Motivated to Help Others
In his book The Motive, author Patrick Lencioni describes the difference between reward-centered leadership and responsibility-centered leadership. The former stems from a view of leadership as a reward for hard work and results in leaders who pick and choose what they want to do as a leader based on what they enjoy doing. The latter type of leadership stems from the view of leadership as a responsibility, and therefore results in leaders who do what needs to be done, even if it is challenging or unpleasant.
When a leader sees their position as a trophy for their accomplishments, a proverbial feather in their cap, or (dangerously) the primary source of their self-worth, the results are predictable: suboptimization, micro-management, and abdication of crucial responsibilities. These “leaders” are motivated by how they view themselves.
By contrast, a leader who makes their leadership about others and centers the people they’re leading will also have predictable results: developing others, goal-oriented actions, and healthy communication. This is what is most often described by the term servant leadership — the type of leadership that is others-focused. In fact, Lencioni argues that when this becomes the norm, the term “servant leadership” can be retired because it will be seen as the only valid kind of leadership.
When Servant Leadership Isn’t a Good Fit
While the argument here is that servant leadership is a better approach to leading people, growing a team/organization, and achieving goals, that doesn’t mean that servant leadership is the perfect fit for every situation. Servant leadership results in and optimizes for attributes such as empowerment, delegation, and decentralized authority. These are all helpful in a complex domain in which we need competing ideas, creative problem-solving, and novel approaches to desired outcomes.
However, in chaotic situations in which speed and decisiveness are crucial, perhaps even matters of life and death, there is a place for more of a command and control style of leadership.

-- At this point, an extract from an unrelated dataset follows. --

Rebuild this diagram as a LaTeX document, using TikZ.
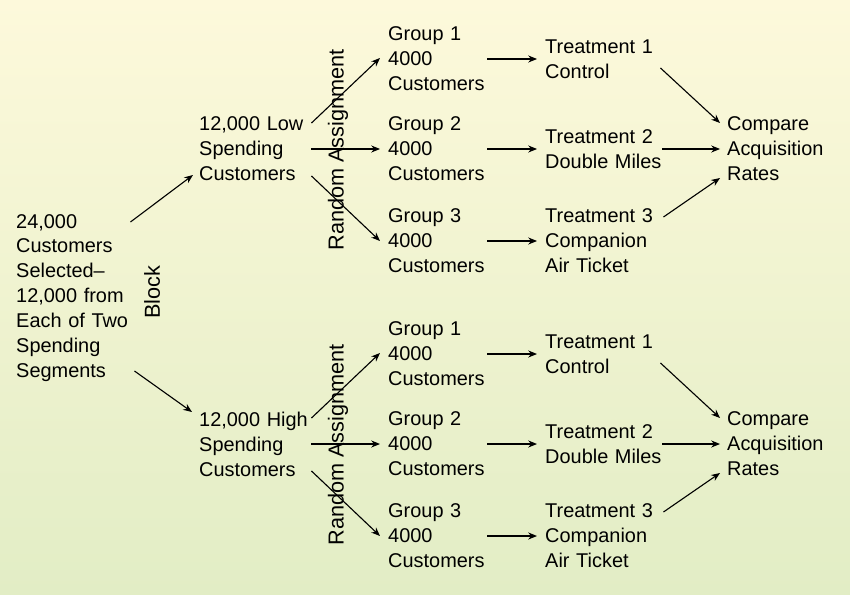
\documentclass[tikz,border=0pt]{standalone}
\usepackage{fontspec}
\setmainfont{Liberation Sans}
\usetikzlibrary{arrows.meta}
\definecolor{bgtop}{RGB}{253,249,219}
\definecolor{bgbot}{RGB}{226,237,197}
\tikzset{
  txt/.style={anchor=west, align=left, inner sep=0pt, font=\fontsize{17}{21.3}\selectfont},
  side/.style={rotate=90, inner sep=0pt, font=\fontsize{18.5}{20}\selectfont},
  arr/.style={-{Stealth[length=7.5pt,width=6pt]}, line width=0.95pt}
}

\begin{document}
\begin{tikzpicture}[x=0.03cm, y=-0.03cm]
% background
\shade[top color=bgtop, bottom color=bgbot] (0,0) rectangle (850,594);
\useasboundingbox (0,0) rectangle (850,594);

\node[txt, text width=3.45cm] (src) at (16,298) {24,000\\Customers\\Selected--\\12,000 from\\Each of Two\\Spending\\Segments};
\node[side] (blk) at (152,292) {Block};

% the two spending segments
\foreach \p/\dy/\lab/\ax/\ay/\bx/\by in {up/0/Low/-1/-76/-6/26, dn/295/High/3/73/-7/-32}{
  \node[txt, text width=3.36cm] (\p-seg) at (199,149+\dy) {12,000 \lab\\Spending\\Customers};
  \draw[arr] ([shift={(\ax,\ay)}]src.east) -- ([shift={(\bx,\by)}]\p-seg.west);
  \node[side] (\p-ra) at (338,150+\dy) {Random Assignment};

  % groups
  \node[txt, text width=2.97cm] (\p-g1) at (388,59+\dy) {Group 1\\4000\\Customers};
  \node[txt, text width=2.97cm] (\p-g2) at (388,149+\dy) {Group 2\\4000\\Customers};
  \node[txt, text width=2.97cm] (\p-g3) at (388,241+\dy) {Group 3\\4000\\Customers};
  \draw[arr] ([shift={(0,-26)}]\p-seg.east) -- ([shift={(-8,-1)}]\p-g1.west);
  \draw[arr] (\p-seg.east) -- ([shift={(-8,0)}]\p-g2.west);
  \draw[arr] ([shift={(0,27)}]\p-seg.east) -- ([shift={(-8,0)}]\p-g3.west);

  % treatments
  \node[txt, text width=3.51cm] (\p-t1) at (545,59+\dy) {Treatment 1\\Control};
  \node[txt, text width=3.51cm] (\p-t2) at (545,149+\dy) {Treatment 2\\Double Miles};
  \node[txt, text width=3.51cm] (\p-t3) at (545,241+\dy) {Treatment 3\\Companion\\Air Ticket};
  \draw[arr] (\p-g1.east) -- ([shift={(-8,0)}]\p-t1.west);
  \draw[arr] (\p-g2.east) -- ([shift={(-8,0)}]\p-t2.west);
  \draw[arr] (\p-g3.east) -- ([shift={(-8,0)}]\p-t3.west);

  % compare
  \node[txt, text width=3.45cm] (\p-cmp) at (727,149+\dy) {Compare\\Acquisition\\Rates};
  \draw[arr] ([shift={(-2,9)}]\p-t1.east) -- ([shift={(-7,-26)}]\p-cmp.west);
  \draw[arr] (\p-t2.east) -- ([shift={(-7,0)}]\p-cmp.west);
  \draw[arr] ([shift={(1,-24)}]\p-t3.east) -- ([shift={(-7,29)}]\p-cmp.west);
}

\end{tikzpicture}
\end{document}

When the house is on fire, we don’t need a leader who will create bounded environments for creative thinking; we need the fire to be put out as quickly as possible. Here, servant leadership takes a backseat to decisive action.
This is analogous to how the Scrum framework leverages empiricism for creative solutions in the complex domain but isn’t a good fit for the clear/simple domain. Using Scrum to assemble Big Macs, IKEA tables, or other products with well-defined inputs, outputs, and pathways between them, Scrum is overkill. There are no creative problems to solve here; simply follow the recipe as efficiently as possible. While the counterexample domains differ (chaotic vs clear/simple), the takeaway is the same: use the right leadership style or framework for the right domain.
Take-Aways
Wrapping up with the key points, servant leadership is:
- an others-oriented approach to leading people
- often acclaimed in the agile community, especially for Scrum Masters
- applies the traits of humility, empathy, self-awareness, and motivation to help others
- not always the best fit, particularly in urgent or emergency matters of dire consequences
- a way to grow a team and organization to be more adaptable and scalable in the long run
Perhaps the best conclusion to this discussion would be to come full circle and return to Robert Greenleaf, the man who spent much of his life promoting the idea of the leader as a servant and leave you with his definition of servant leadership:
“The servant-leader is servant first… It begins with the natural feeling that one wants to serve, to serve first. Then conscious choice brings one to aspire to lead. That person is sharply different from one who is leader first.”